There are many reasons why marriages end up in separation or divorce, and sexually addictive behavior is one of the causes. In emotionally turbulent situations, husbands and wives are urged to find the strength to fight for the survival of their relationship.

The path to achieving reconciliation begins with complete honesty. Honesty is tough, but certainly not impossible to achieve, particularly when the partners are still feeling attached to one another.

Honesty, sexual or otherwise, supports a new relationship with one’s spouse and pierces the veil of shame, denial, and lack of trust. Disclosure of sexual secrets may occur at the time of discovery, in therapy, or during step-one of a Twelve-step program. Some couples include disclosing current transgressions and temptations. Therapy does not end before disclosure of sexual secrets is addressed.

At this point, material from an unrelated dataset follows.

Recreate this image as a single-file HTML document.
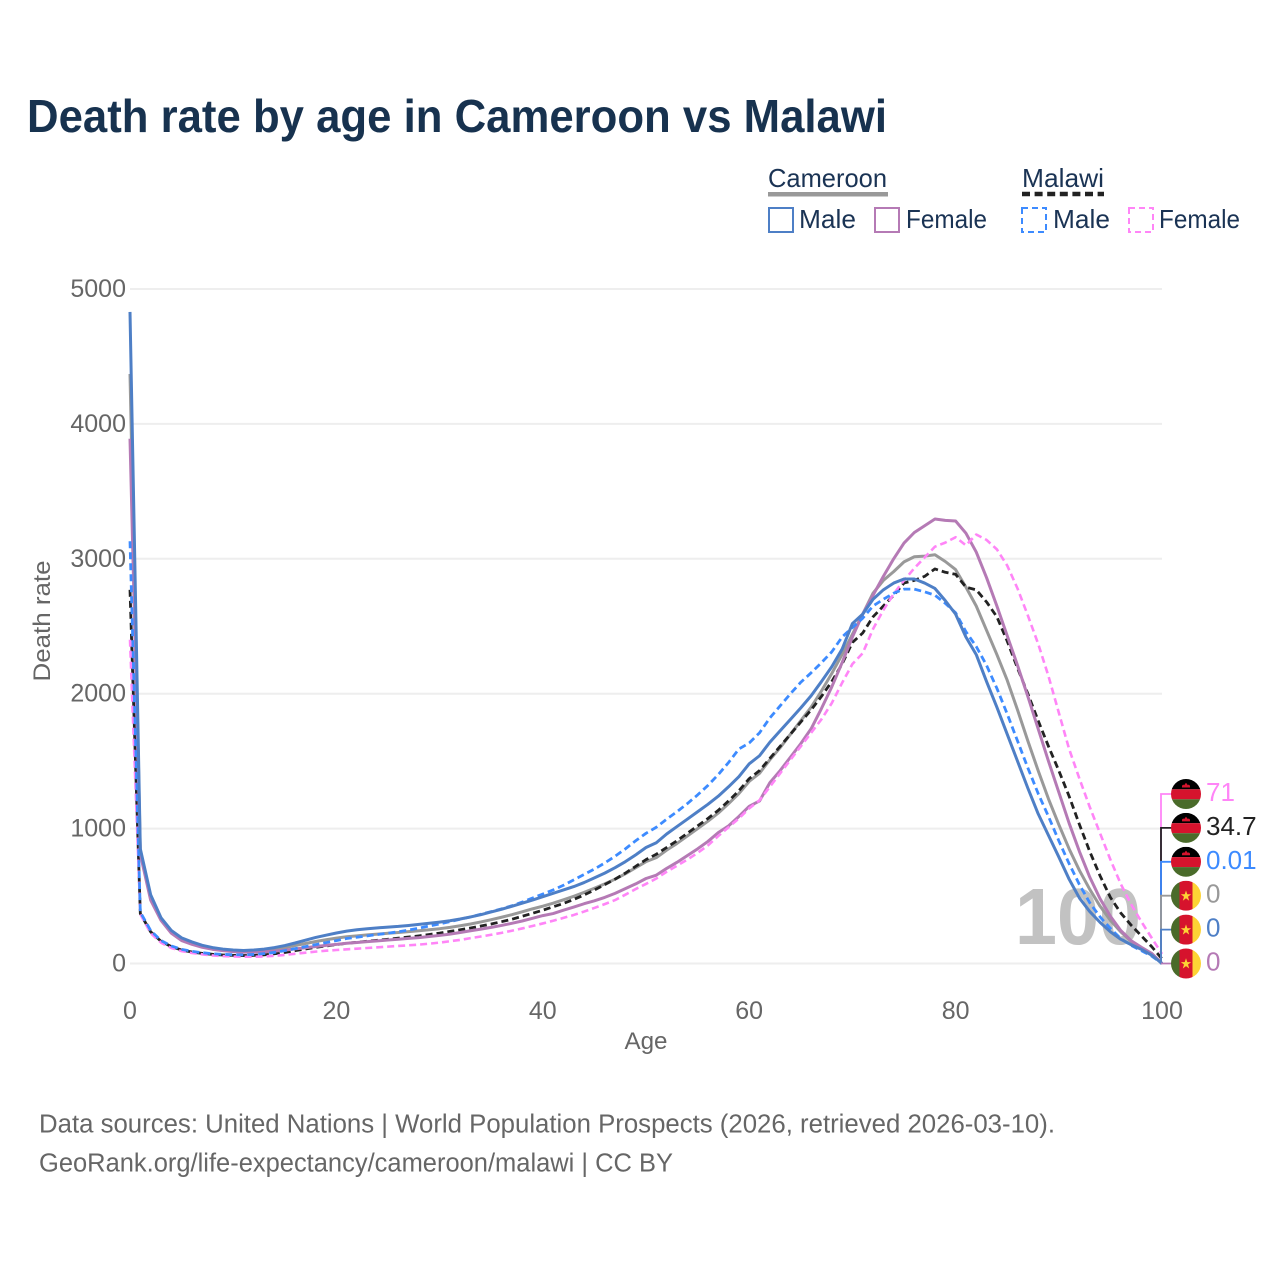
<!DOCTYPE html>
<html lang="en">
<head>
<meta charset="utf-8">
<title>Death rate by age in Cameroon vs Malawi</title>
<style>
html,body{margin:0;padding:0;background:#fff;width:1280px;height:1280px;overflow:hidden}
svg{display:block}
text{font-family:"Liberation Sans",sans-serif}
.tick{font-size:25px;fill:#666}
.leg{font-size:26px;fill:#1a3354}
.foot{font-size:25.5px;fill:#666}
</style>
</head>
<body>
<svg id="chart" xmlns="http://www.w3.org/2000/svg" width="1280" height="1280" viewBox="0 0 1280 1280">
  <rect width="1280" height="1280" fill="#fff"/>
  <text x="27" y="132" font-size="46" font-weight="700" fill="#17324f" textLength="860" lengthAdjust="spacingAndGlyphs">Death rate by age in Cameroon vs Malawi</text>

  <g>
    <text class="leg" x="768" y="187" textLength="119" lengthAdjust="spacingAndGlyphs">Cameroon</text>
    <rect x="768" y="192" width="120" height="4.5" fill="#999"/>
    <text class="leg" x="1022" y="187" textLength="82" lengthAdjust="spacingAndGlyphs">Malawi</text>
    <line x1="1022" y1="194" x2="1104" y2="194" stroke="#222" stroke-width="4.5" stroke-dasharray="8 4.6"/>
    <rect x="769" y="208" width="24" height="24" fill="none" stroke="#4e7fc6" stroke-width="2"/>
    <text class="leg" x="799" y="228" textLength="57" lengthAdjust="spacingAndGlyphs">Male</text>
    <rect x="875" y="208" width="24" height="24" fill="none" stroke="#b57ab5" stroke-width="2"/>
    <text class="leg" x="906" y="228" textLength="81" lengthAdjust="spacingAndGlyphs">Female</text>
    <rect x="1022" y="208" width="24" height="24" fill="none" stroke="#3d8bff" stroke-width="2" stroke-dasharray="6 4"/>
    <text class="leg" x="1053" y="228" textLength="57" lengthAdjust="spacingAndGlyphs">Male</text>
    <rect x="1129" y="208" width="24" height="24" fill="none" stroke="#ff85f7" stroke-width="2" stroke-dasharray="6 4"/>
    <text class="leg" x="1159" y="228" textLength="81" lengthAdjust="spacingAndGlyphs">Female</text>
  </g>

  <g id="grid"></g>
  <g id="yticks"></g>
  <g id="xticks"></g>

  <text x="0" y="0" transform="translate(50,621) rotate(-90)" text-anchor="middle" font-size="24" fill="#666" textLength="121" lengthAdjust="spacingAndGlyphs">Death rate</text>
  <text x="646" y="1049" text-anchor="middle" font-size="24" fill="#666" textLength="43" lengthAdjust="spacingAndGlyphs">Age</text>

  <text x="1141" y="944" text-anchor="end" font-size="80" font-weight="700" fill="#c2c2c2" textLength="126" lengthAdjust="spacingAndGlyphs">100</text>

  <g id="series"></g>
  <g id="ends"></g>

  <text class="foot" x="39" y="1132.5" textLength="1016" lengthAdjust="spacingAndGlyphs">Data sources: United Nations | World Population Prospects (2026, retrieved 2026-03-10).</text>
  <a><text class="foot" x="39" y="1171.5" textLength="634" lengthAdjust="spacingAndGlyphs">GeoRank.org/life-expectancy/cameroon/malawi | CC BY</text></a>
</svg>

<script>
const ages = Array.from({length: 101}, function (_, i) { return i; });
const yTickValues = [0, 1000, 2000, 3000, 4000, 5000];
const xTickValues = [0, 20, 40, 60, 80, 100];

const cameroonMale = [4830,850,510,340,245,190,160,135,118,107,
  100,96,100,107,118,133,152,173,193,210,
  226,240,250,258,264,270,275,282,290,298,
  307,317,330,345,362,382,402,424,447,470,
  495,520,545,570,600,635,670,710,755,805,
  860,895,960,1015,1070,1125,1180,1240,1310,1385,
  1480,1540,1640,1725,1810,1895,1985,2090,2200,2330,
  2520,2590,2700,2770,2820,2850,2850,2820,2780,2690,
  2590,2420,2290,2090,1900,1700,1500,1300,1110,950,
  790,625,485,385,305,235,180,140,105,62,0];
const cameroonTotal = [4370,830,490,330,235,180,150,128,112,100,
  94,90,92,97,106,118,133,148,163,176,
  188,198,205,212,218,224,230,236,243,250,
  258,268,280,293,308,325,343,362,383,405,
  425,447,472,498,527,558,590,625,665,710,
  755,785,840,890,945,1000,1055,1115,1185,1260,
  1350,1410,1510,1600,1700,1800,1900,2020,2150,2290,
  2440,2590,2745,2840,2905,2977,3015,3020,3030,2980,
  2920,2790,2650,2470,2290,2100,1880,1650,1430,1220,
  1030,850,690,550,425,320,235,165,110,70,0];
const cameroonFemale = [3890,810,470,320,225,170,142,120,105,95,
  88,84,84,87,92,99,108,117,126,134,
  142,150,156,162,168,174,180,186,192,200,
  208,218,230,243,255,268,282,298,315,335,
  355,370,395,418,443,465,490,520,555,590,
  630,655,705,750,800,850,905,970,1020,1090,
  1165,1205,1340,1430,1530,1630,1740,1890,2050,2230,
  2420,2590,2730,2870,3000,3117,3195,3245,3295,3285,
  3280,3190,3050,2860,2650,2430,2210,1980,1740,1500,
  1270,1040,830,640,480,350,245,170,120,75,0];
const malawiMale = [3130,380,245,170,130,105,90,80,72,68,
  65,64,67,73,82,95,110,125,140,155,
  170,185,195,205,215,225,235,248,262,278,
  293,310,328,345,365,385,405,428,455,485,
  515,545,580,620,660,700,745,795,850,910,
  965,1010,1070,1125,1185,1250,1320,1400,1490,1590,
  1635,1710,1820,1910,2000,2085,2155,2230,2310,2420,
  2490,2560,2650,2700,2745,2775,2775,2755,2730,2670,
  2600,2460,2350,2210,2040,1850,1650,1450,1260,1090,
  910,740,585,450,345,260,185,135,95,55,0.01];
const malawiTotal = [2770,370,235,165,125,100,85,75,68,63,
  60,59,60,64,72,82,95,108,120,130,
  140,150,157,165,172,180,188,196,205,215,
  225,238,250,263,278,293,310,328,350,372,
  395,420,445,475,508,545,585,625,670,720,
  770,810,860,910,965,1020,1075,1135,1205,1280,
  1370,1430,1520,1610,1700,1790,1880,1980,2090,2220,
  2380,2450,2570,2650,2730,2820,2840,2870,2925,2900,
  2885,2790,2770,2680,2570,2390,2190,2000,1800,1610,
  1430,1240,1030,830,650,490,375,285,205,125,34.7];
const malawiFemale = [2400,365,225,155,115,92,78,68,60,55,
  52,50,50,52,57,64,72,80,88,95,
  100,105,110,115,120,125,130,135,140,147,
  155,165,175,188,200,213,227,243,260,278,
  297,317,338,360,385,412,440,470,510,552,
  590,630,680,725,770,820,875,945,1010,1075,
  1150,1210,1310,1410,1510,1610,1710,1810,1930,2080,
  2220,2300,2480,2620,2740,2840,2930,3010,3090,3120,
  3160,3100,3180,3140,3070,2950,2780,2580,2370,2130,
  1860,1590,1370,1160,965,770,590,440,310,190,71];

const NS = 'http://www.w3.org/2000/svg';
function xAxis(age) { return 130 + age * 10.32; }
function yAxis(v) { return 963.5 - v * 0.1349; }
function el(tag, attrs, parent) {
  const n = document.createElementNS(NS, tag);
  Object.keys(attrs).forEach(function (k) { n.setAttribute(k, attrs[k]); });
  parent.appendChild(n);
  return n;
}

const gridG = document.getElementById('grid');
const yG = document.getElementById('yticks');
const xG = document.getElementById('xticks');
yTickValues.forEach(function (v) {
  const g = el('line', {x1: 130, x2: 1162, y1: yAxis(v), y2: yAxis(v), stroke: '#eeeeee', 'stroke-width': 2}, gridG);
  
  
  const t = el('text', {x: 126, y: yAxis(v) + 8, 'text-anchor': 'end', class: 'tick'}, yG);
  t.textContent = String(v);
  
  
});
xTickValues.forEach(function (a) {
  const t = el('text', {x: xAxis(a), y: 1019, 'text-anchor': 'middle', class: 'tick'}, xG);
  t.textContent = String(a);
  
  
});

const seriesList = [
  {key: 'cameroon-total', values: cameroonTotal, color: '#999999', dash: '', width: 3, flag: 'cm'},
  {key: 'malawi-total', values: malawiTotal, color: '#222222', dash: '7 4', width: 2.8, flag: 'mw'},
  {key: 'cameroon-female', values: cameroonFemale, color: '#b57ab5', dash: '', width: 3, flag: 'cm'},
  {key: 'malawi-female', values: malawiFemale, color: '#ff85f7', dash: '7 4', width: 2.6, flag: 'mw'},
  {key: 'malawi-male', values: malawiMale, color: '#3d8bff', dash: '7 4', width: 2.8, flag: 'mw'},
  {key: 'cameroon-male', values: cameroonMale, color: '#4e7fc6', dash: '', width: 3, flag: 'cm'}
];

const seriesG = document.getElementById('series');
seriesList.forEach(function (s) {
  const d = s.values.map(function (v, i) {
    return (i ? 'L' : 'M') + xAxis(ages[i]).toFixed(2) + ' ' + yAxis(v).toFixed(2);
  }).join(' ');
  const p = el('path', {d: d, fill: 'none', stroke: s.color, 'stroke-width': s.width, 'stroke-linejoin': 'round'}, seriesG);
  if (s.dash) p.setAttribute('stroke-dasharray', s.dash);
  
  
});

/* end labels: sorted by final value, stacked from the top */
const endOrder = ['malawi-female', 'malawi-total', 'malawi-male', 'cameroon-total', 'cameroon-male', 'cameroon-female'];
const endsG = document.getElementById('ends');
const defs = el('defs', {}, endsG);
const sorted = endOrder.map(function (k) {
  return seriesList.filter(function (s) { return s.key === k; })[0];
}).map(function (s, i) { return {s: s, i: i}; }).sort(function (a, b) {
  const d = b.s.values[100] - a.s.values[100];
  return d !== 0 ? d : a.i - b.i;
}).map(function (o) { return o.s; });

sorted.forEach(function (s, i) {
  const cy = 794 + i * 33.9;
  const last = s.values[100];
  const conn = el('path', {
    d: 'M' + xAxis(100) + ' ' + yAxis(last) + ' L1161 ' + yAxis(last) + ' L1161 ' + cy + ' L1172 ' + cy,
    fill: 'none', stroke: s.color, 'stroke-width': 1.8
  }, endsG);
  
  
});
sorted.forEach(function (s, i) {
  const cy = 794 + i * 33.9;
  const cx = 1186;
  const clipId = 'clip-' + s.key;
  const cp = el('clipPath', {id: clipId}, defs);
  el('circle', {cx: cx, cy: cy, r: 15}, cp);
  const f = el('g', {'clip-path': 'url(#' + clipId + ')'}, endsG);
  
  
  if (s.flag === 'mw') {
    el('rect', {x: cx - 15, y: cy - 15, width: 30, height: 10.3, fill: '#000'}, f);
    el('rect', {x: cx - 15, y: cy - 4.7, width: 30, height: 10, fill: '#d6132d'}, f);
    el('rect', {x: cx - 15, y: cy + 5.3, width: 30, height: 10, fill: '#4a6b2a'}, f);
    el('path', {d: 'M' + (cx - 4) + ' ' + (cy - 6.5) + ' h8 v-1.8 l-1.2 -1.2 l-0.9 0.7 l-1.9 -2.4 l-1.9 2.4 l-0.9 -0.7 l-1.2 1.2 z', fill: '#d6132d'}, f);
  } else {
    el('rect', {x: cx - 15, y: cy - 15, width: 8.5, height: 30, fill: '#4a6b2a'}, f);
    el('rect', {x: cx - 6.5, y: cy - 15, width: 13, height: 30, fill: '#d6132d'}, f);
    el('rect', {x: cx + 6.5, y: cy - 15, width: 8.5, height: 30, fill: '#fdd335'}, f);
    el('polygon', {points: [
      [cx, cy - 5.2], [cx + 1.3, cy - 1.4], [cx + 5.2, cy - 1.4], [cx + 2, cy + 1], [cx + 3.2, cy + 5],
      [cx, cy + 2.6], [cx - 3.2, cy + 5], [cx - 2, cy + 1], [cx - 5.2, cy - 1.4], [cx - 1.3, cy - 1.4]
    ].map(function (p) { return p.join(','); }).join(' '), fill: '#fdd335'}, f);
  }
  const t = el('text', {x: 1206, y: cy + 7, 'font-size': 26, fill: s.color}, endsG);
  t.textContent = String(s.values[100]);
  
  
});
</script>
</body>
</html>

The lack of sexual honesty is an obstacle to recovery when it impedes building trust in the marital relationship. Continuing to hold secrets fosters a deep concern in the mind of the innocent party as to the addict’s sincerity to commit fully to recovery.

Walking away from a marital relationship is tantamount to giving-up, but fighting to overcome challenges is a sign that a wounded couple are willing to uphold their marriage vows and make things work for both sides.

 

Need for disclosure

 Part of being fully honest in a marital relationship is disclosing past transgressions. Addiction therapists are divided as to the degree of disclosure required. It is prudent for an addict to unveil all his past behavior. Most therapists believe, unless complete honesty defines the marriage, no true restoration occurs. Others believe total disclosure opens wounds that continue for a lifetime. Full disclosure allows the addict to offload his guilt and shame but inflicts significant pain on his partner. Some therapists place emphasis on disclosing transgressions that occurred during the marriage and only broadly disclose transgressions that occurred before the marriage. Disclosure should be as complete as reasonable and best accomplished in a therapy setting.

 

Male fear of disclosing secrets

Sexually addicted men have a low sense of ego.  From clinical experience, as many as half of the men in a sex addiction therapy group felt that their spouse did not love them.  If a man feels he is not loved, it is more difficult for him to disclose his aberrant sexual behavior. He fears he will be abandoned by his spouse.

A second major concern relates to the fear a sexually addicted man feels about ending his addictive behavior.  One of his greatest fears is how he will cope when he gives up his best friend—his addiction. In a group setting, a man hears other addict’s stories, which serve to enlighten and provide hope to each participant.

 

Female fear of hearing male secrets

 The female partner experiences severe trauma upon hearing her partner disclose his sexual behavior.  The spouse hears that her partner’s love for her was very questionable. If her partner is having sex with another woman, her ego is devastated. Her reaction to disclosure by her partner, at a minimum, will cause her hurt and disappointment. However, beyond hurt and disappointment most spouses experience a profound loss of trust, fear for her future, and fear for their family. A man cannot fully appreciate how his behavior shattered his spouse’s dream of a loving marriage. Most sexually addicted men are, for a number of reasons, self-centered and inclined to focus on how disclosure will affect their little world. Husbands often expect their wives to forgive and forget, that is, to compartmentalize.

 

Feelings of hopelessness

In the throes of a devastating disclosure, a marriage can be destroyed. The instinct of most couples is to feel bleak emotions like despair and hopelessness. While these are certainly natural emotional responses, it takes a clear mind to analyze and figure out a strategy to resolve a problem of a failing marriage. Simply put, couples are allowed to feel bad, but they must seek help.  Sex addiction and marital counseling is readily available.  While counseling is not always the right answer, the odds of saving a marriage and to enter a lifetime of recovery are possible. Schneider, Corley & Irons (1998) in an article entitled, Surviving Disclosure of Infidelity: Results of an International Survey of 164 Recovering Sex Addicts and Partners concluded that over half the partners threatened to leave after disclosure, but only one-quarter of the couples actually separated.